Viktor Orbán is a hero to American national conservatives. So when in January 2022 the Hungarian Prime Minister announced he would supplement price caps on fuel and mortgage rates by mandating that sugar, flour, sunflower oil, chicken breasts, pork legs, and certain milk products be sold to consumers at lower October 2021 prices, some of this anti–free market cohort celebrated his decisive action to "protect families" from inflation. "But, but, but, what would Milton Friedman say!" tweeted Compact magazine editor Sohrab Ahmari, mocking advocates of market economics. This was "the party of the state for the win."
Well, we know what Friedman would have said: These price controls will not work as you intend. Limited to a small range of goods, they won't dampen even measured inflation rates. They cannot suppress actual inflationary pressure, which is determined by the intersection of total spending and output. Even if almost all prices were controlled, as in the U.S. during World War II, a lower measured inflation would ill reflect the reduced quality and product reformulations that sellers would reach for to circumvent price controls. When controls are removed, the official price level would surge again anyway.
No, the primary impact of crude price caps, Friedman would say, will be shortages of controlled products. At artificially low prices, the quantity demanded would expand, exceeding the now smaller quantity producers are willing to supply, forcing rationing and queuing, while encouraging black markets. There'd be no reason to expect that poor households would benefit from this scramble.
Well, what do you know? Headline inflation in Hungary is currently the highest in the European Union, running at a massive 24.5 percent, with food and power prices up 49 percent and 56 percent through December 2022. Fiddling with the relative price of goods has, predictably, done nothing to curb the inflationary forces of the Ukraine war supply shocks and excessive domestic stimulus. It has made the Hungarian central bank's job of curbing inflation more difficult, with mortgage, fuel, and food price freezes distorting the consumer price index that it targets.
What has happened is that 56 percent of Hungarians report experiencing regular shortages of price-controlled food products. Supermarkets are rationing sales of covered goods, to which eggs and potatoes were added in November. There have been shortages of granulated sugar, chicken breasts, and pork legs, and retailers are struggling to meet regulations for minimum stock. The central bank's governor, Gyorgy Matolcsy, has explained that price caps are offset by other non-controlled prices rising, as consumers shift to products they can find and producers seek higher margins elsewhere.
Fuel price caps exhibit the shortage effect best. Orbán capped gas and diesel prices in November 2021. Imported supply began drying up. Orbán thus narrowed eligibility for capped prices to just private, farm, and taxi vehicle sales. Nevertheless, consumer demand, unexposed to the incentive of high international fuel prices, stayed high with sales up 20 percent annually by October, despite petrol stations struggling for profitability. Pretty soon, a grounded fear of shortages induced the inevitable panic buying, resulting in Soviet-style queuing at filling stations. Orbán relented and removed the cap in December. Gas prices swiftly jumped by 46 percent.

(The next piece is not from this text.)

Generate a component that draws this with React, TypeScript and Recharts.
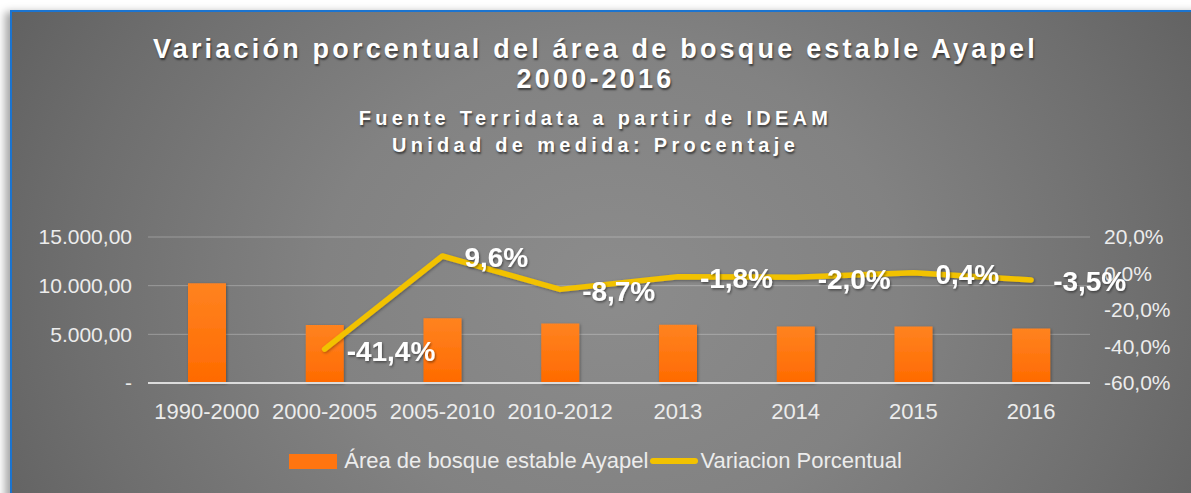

Has this ongoing experiment helped normal Hungarian families? Even aside from all the queuing, searching, and rationing costs for the poor, the Hungarian Central Statistical Office's own data show that households with low incomes, large families, and pensioners saw higher inflation in 2022 than those on average or high incomes.
Faced with mockery for supporting these failing price controls, defensive national conservatives such as Sen. J.D. Vance (R–Ohio) are now blaming "a million refugees" from Ukraine for pushing up Hungarian prices. This number is wrong (just 33,603 Ukrainian refugees wanted to settle in Hungary—far too few to drive this inflation) but, in any case, the argument stretches credulity.
Yes, 2.15 million Ukrainians have crossed into Hungary temporarily since the war began (equivalent to 22 percent of Hungary's population), and this could boost demand for food and fuel. But 9.3 million have passed into Poland (25 percent of their population)—a country whose inflation rate, while still high at 16.6 percent, is almost 9 percentage points below Hungary's. In any case, higher demand from a larger consumer base strengthens the argument against price controls—as it means the inevitable disruptions will be worse.
Rather than reaching for a scapegoat, national conservatives should heed the lesson. They may believe that the national interest demands overriding market outcomes, especially when war is undoubtedly squeezing living standards. But junking market prices has a cost, even if it's your ideological ally doing the junking.